If you're looking for more advanced use cases, check out this Llama-2 fine-tuning example:

- `Fine-tuning Llama-2 series models with Deepspeed, Accelerate, and Ray Train. <https://github.com/ray-project/ray/tree/master/doc/source/templates/04_finetuning_llms_with_deepspeed>`_

You may also find these user guides helpful:

:ref:Configuring Scale and GPUs <train_scaling_config>
:ref:Configuration and Persistent Storage <persistent-storage-guide>
:ref:Saving and Loading Checkpoints <train-checkpointing>
:ref:How to use Ray Data with Ray Train <data-ingest-torch>

AccelerateTrainer Migration Guide

Before Ray 2.7, Ray Train's AccelerateTrainer API was the recommended way to run Accelerate code. As a subclass of :class:TorchTrainer <ray.train.torch.TorchTrainer>, the AccelerateTrainer takes in a configuration file generated by accelerate config and applies it to all workers.
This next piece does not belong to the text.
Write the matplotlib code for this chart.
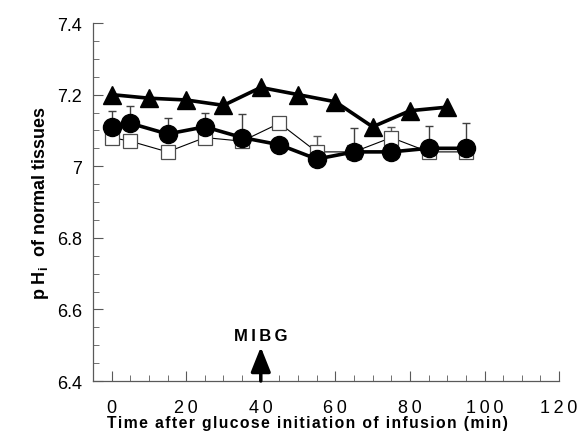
"""pHi of normal tissues after glucose infusion."""

import matplotlib

matplotlib.use("Agg")
import matplotlib.pyplot as plt
import numpy as np
from matplotlib.ticker import FuncFormatter, MultipleLocator

plt.rcParams["font.family"] = ["Liberation Sans", "DejaVu Sans"]

# triangles: sampled every 10 min
tri_time = [0, 10, 20, 30, 40, 50, 60, 70, 80, 90]
tri_ph = [7.20, 7.19, 7.185, 7.17, 7.22, 7.20, 7.18, 7.11, 7.155, 7.165]

# circles and squares: sampled at 0, 5, 15, ... 95 min
half_time = [0, 5, 15, 25, 35, 45, 55, 65, 75, 85, 95]
circ_ph = [7.11, 7.12, 7.09, 7.11, 7.08, 7.06, 7.02, 7.04, 7.04, 7.05, 7.05]
circ_err = [0.045, 0.047, 0.044, 0.04, 0.066, 0, 0, 0.068, 0, 0.063, 0.07]
sq_ph = [7.08, 7.07, 7.04, 7.08, 7.07, 7.12, 7.04, 7.04, 7.08, 7.04, 7.04]
sq_err = [0, 0, 0, 0, 0, 0, 0.045, 0, 0.03, 0, 0]

XLABEL = "Time after glucose initiation of infusion (min)"


def spaced(text: str, gap: str = "\u200a") -> str:
    # the original uses loose letter spacing
    return gap.join(text)


fig = plt.figure(figsize=(5.79, 4.35), dpi=100)
ax = fig.add_axes([0.1606, 0.1218, 0.805, 0.823])

# upper error bars only
ax.errorbar(half_time, circ_ph, yerr=[np.zeros(len(circ_err)), circ_err], fmt="none",
            ecolor="0.25", elinewidth=1.0, capsize=3, capthick=1.0, zorder=2)
ax.errorbar(half_time, sq_ph, yerr=[np.zeros(len(sq_err)), sq_err], fmt="none",
            ecolor="0.35", elinewidth=1.0, capsize=3, capthick=1.0, zorder=2)

ax.plot(half_time, sq_ph, color="black", linewidth=0.8, marker="s", markersize=10,
        markerfacecolor="white", markeredgecolor="0.3", markeredgewidth=0.9, zorder=3)
ax.plot(half_time, circ_ph, color="black", linewidth=2.6, marker="o", markersize=13,
        markerfacecolor="black", markeredgecolor="black", zorder=4)
ax.plot(tri_time, tri_ph, color="black", linewidth=2.6, marker="^", markersize=13,
        markerfacecolor="black", markeredgecolor="black", zorder=5)

ax.set_xlim(-5, 120)
ax.set_ylim(6.4, 7.4)
ax.xaxis.set_major_locator(MultipleLocator(20))
ax.xaxis.set_minor_locator(MultipleLocator(5))
ax.yaxis.set_major_locator(MultipleLocator(0.2))
ax.yaxis.set_minor_locator(MultipleLocator(0.05))
ax.yaxis.set_major_formatter(FuncFormatter(lambda v, _: f"{v:g}"))
ax.xaxis.set_major_formatter(FuncFormatter(lambda v, _: spaced(f"{v:g}", "\u2009")))

for side in ("top", "right"):
    ax.spines[side].set_visible(False)
for side in ("left", "bottom"):
    ax.spines[side].set_color("0.35")
    ax.spines[side].set_linewidth(0.9)

ax.tick_params(which="both", direction="in", colors="0.35", labelcolor="black")
ax.tick_params(which="major", length=7, width=0.8, labelsize=13, pad=8)
ax.tick_params(which="minor", length=4, width=0.6)
ax.tick_params(axis="x", which="major", pad=13)

ax.set_xlabel(spaced(XLABEL), fontsize=11.3, fontweight="bold")
ax.xaxis.set_label_coords(0.46, -0.095)
ax.set_ylabel(r"p H$_\mathregular{i}$  of normal tissues", fontsize=13,
              fontweight="bold", labelpad=4)

ax.annotate("", xy=(40, 6.495), xytext=(40, 6.4),
            arrowprops=dict(arrowstyle="-|>,head_length=1.5,head_width=0.6",
                            color="black", linewidth=2.5, shrinkA=0, shrinkB=0))
ax.text(40, 6.528, spaced("MIBG", "\u2009"), ha="center", va="center", fontsize=12,
        fontweight="bold")

fig.savefig("out.png", dpi=100)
Aside from that, the functionality of AccelerateTrainer is identical to TorchTrainer.

However, this caused confusion around whether this was the only way to run Accelerate code. Because you can express the full Accelerate functionality with the Accelerator and TorchTrainer combination, the plan is to deprecate the AccelerateTrainer in Ray 2.8, and it's recommend to run your Accelerate code directly with TorchTrainer.